Test period: Full year 2011
Max drawdown: 16%
Profit factor: 2.03
Number of trades: 866
Profitable trades: 64%
Looks like great results except that when this one crashes you lose everything as it is a basic martingale without any risk management built in.
Next I’ll start working out hedging approaches. I’m thinking of scaling in with opposite orders when the martingale is going negative, but with slightly smaller orders initially than the losing ones, then increase the relative size if it keeps going negative on the original orders. It then only needs a smaller bounce to be in profit and provides a solid hedge if price runs away or gaps. I’m thinking if I can set it up well as price moves further away in the “wrong” direction, the hedging trades will over-power the negative ones to result in a profit.
This sounds good in theory, however the position entries, sizing and exists will have to be carefully calculated and set to ensure all outcomes are positive. I suspect the basic maths will make this inherently impossible, however I’ll work on it. If I control the exit so it all shuts down together at a specific point when a reasonable profit it reached it may work. Maybe I can set it up so there are only a few points when it can conclude a series of trades and make these profit points.
If anyone is interested in working on this with me, don’t be shy! Two heads are better than one when brainstorming ideas.
I just noticed this topic and interested in discussion on martingale + hedging strategy building.
Currently I’m developing strategy and running few tests on VPS.

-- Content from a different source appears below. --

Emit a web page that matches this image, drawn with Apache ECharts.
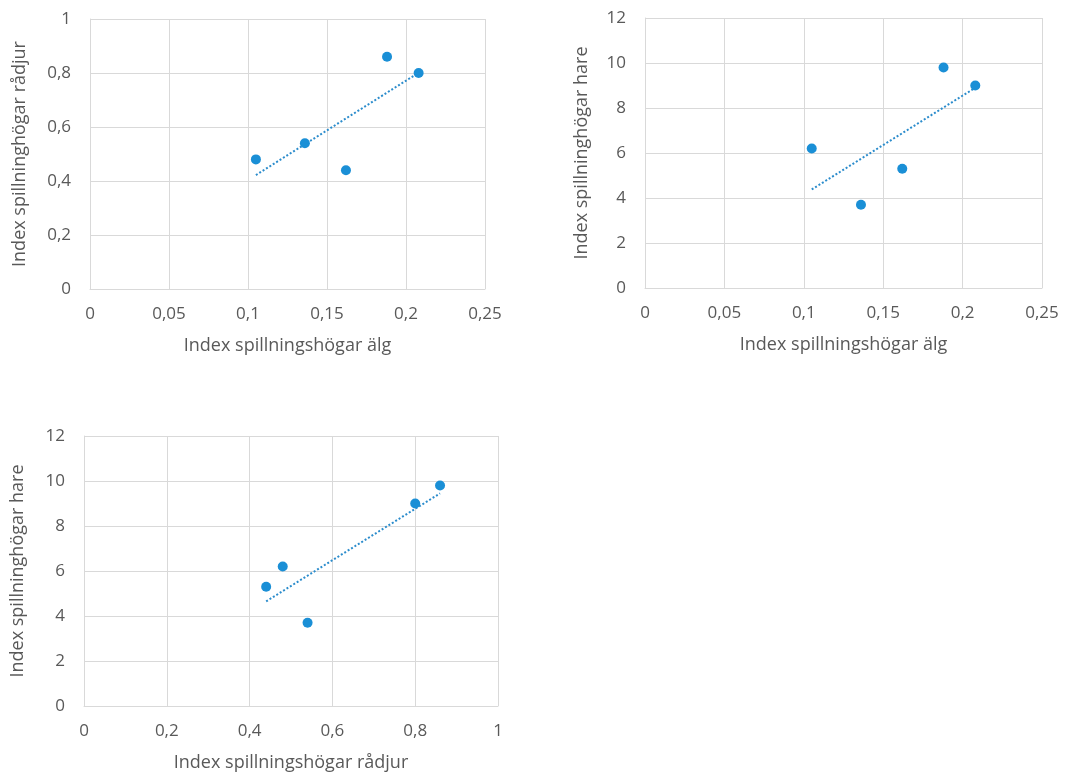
<!DOCTYPE html>
<html>
<head>
<meta charset="utf-8">
<script src="https://cdn.jsdelivr.net/npm/echarts@6/dist/echarts.min.js"></script>
<style>
  html, body { margin: 0; padding: 0; background: #fff; }
  #main { width: 1072px; height: 774px; }
</style>
</head>
<body>
<div id="main"></div>
<script>
  // index values per site
  var alg = [0.105, 0.136, 0.162, 0.188, 0.208];
  var radjur = [0.48, 0.54, 0.44, 0.86, 0.80];
  var hare = [6.2, 3.7, 5.3, 9.8, 9.0];

  // trend line end points (x0, y0, x1, y1) as drawn in the picture
  var trendAlgRadjur = [0.105, 0.422, 0.208, 0.801];
  var trendAlgHare = [0.105, 4.38, 0.208, 8.90];
  var trendRadjurHare = [0.44, 4.65, 0.86, 9.45];

  var titleAlg = 'Index spillningshögar älg';
  var titleRadjurX = 'Index spillningshögar rådjur';
  var titleRadjurY = 'Index spillninghögar rådjur';
  var titleHare = 'Index spillninghögar hare';

  var textColor = '#595959';
  var gridColor = '#d9d9d9';
  var dotColor = '#1a8fd6';
  var fontFamily = 'Open Sans';

  function fmt(v) {
    return String(v).replace('.', ',');
  }

  function pairs(xs, ys) {
    var out = [];
    for (var i = 0; i < xs.length; i++) out.push([xs[i], ys[i]]);
    return out;
  }

  function xAxis(gi, max, interval, name) {
    return {
      type: 'value', gridIndex: gi, min: 0, max: max, interval: interval,
      name: name, nameLocation: 'middle', nameGap: 48,
      nameTextStyle: { color: textColor, fontSize: 18, fontFamily: fontFamily },
      axisLine: { show: true, lineStyle: { color: gridColor } },
      axisTick: { show: false },
      splitLine: { lineStyle: { color: gridColor } },
      axisLabel: { color: textColor, fontSize: 17, fontFamily: fontFamily, margin: 17, formatter: fmt }
    };
  }

  function yAxis(gi, max, interval, name, gap) {
    return {
      type: 'value', gridIndex: gi, min: 0, max: max, interval: interval,
      name: name, nameLocation: 'middle', nameGap: gap,
      nameTextStyle: { color: textColor, fontSize: 18, fontFamily: fontFamily },
      axisLine: { show: true, lineStyle: { color: gridColor } },
      axisTick: { show: false },
      splitLine: { lineStyle: { color: gridColor } },
      axisLabel: { color: textColor, fontSize: 17, fontFamily: fontFamily, margin: 19, formatter: fmt }
    };
  }

  function scatter(gi, data) {
    return {
      type: 'scatter', xAxisIndex: gi, yAxisIndex: gi, data: data,
      symbolSize: 10, itemStyle: { color: dotColor, opacity: 1 }, z: 3
    };
  }

  function trend(gi, t) {
    return {
      type: 'line', xAxisIndex: gi, yAxisIndex: gi,
      data: [[t[0], t[1]], [t[2], t[3]]],
      symbol: 'none', z: 2,
      lineStyle: { color: '#2b8ccc', width: 2, type: [2, 2] }
    };
  }

  var chart = echarts.init(document.getElementById('main'));
  chart.setOption({
    animation: false,
    grid: [
      { left: 90, top: 19, width: 395, height: 270 },
      { left: 645, top: 18, width: 397, height: 270 },
      { left: 84, top: 436, width: 414, height: 270 }
    ],
    xAxis: [
      xAxis(0, 0.25, 0.05, titleAlg),
      xAxis(1, 0.25, 0.05, titleAlg),
      xAxis(2, 1, 0.2, titleRadjurX)
    ],
    yAxis: [
      yAxis(0, 1, 0.2, titleRadjurY, 61),
      yAxis(1, 12, 2, titleHare, 54),
      yAxis(2, 12, 2, titleHare, 57)
    ],
    series: [
      trend(0, trendAlgRadjur),
      scatter(0, pairs(alg, radjur)),
      trend(1, trendAlgHare),
      scatter(1, pairs(alg, hare)),
      trend(2, trendRadjurHare),
      scatter(2, pairs(radjur, hare))
    ]
  });
</script>
</body>
</html>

1.Martingale trades in direction of the trend (trend detection can be by different signals, currently using NonLagMa) Testing on H4 time frame but thinking maybe worth to go to much lower time frame.
2.Hedge is activated when trend changes (PZswing indicator). EA do not open/close any trades after this point.
3.Manually close of Hedge. After negative trend exhales, Hedge is closed. Usually when price are out of Bollinger Band dev2 range or momentum change (Macd). I’m working on automation this function to be able to run backtests.
4. After manual Hedge close, Martingale trades to BE point or activates Hedge again.
Next step in this strategy is to execute Anti Martingale (Pyramid) when price reaches BE + n points. So Martingale is used for cost averaging, increase of W/L ratio and Pyramid is used to generate profit by catching big moves. Hedging is to limit exposure and to work against inevitable martingale system crash.
My EA is built on heavily modified Blessing3.
Your thoughts and critique are welcome.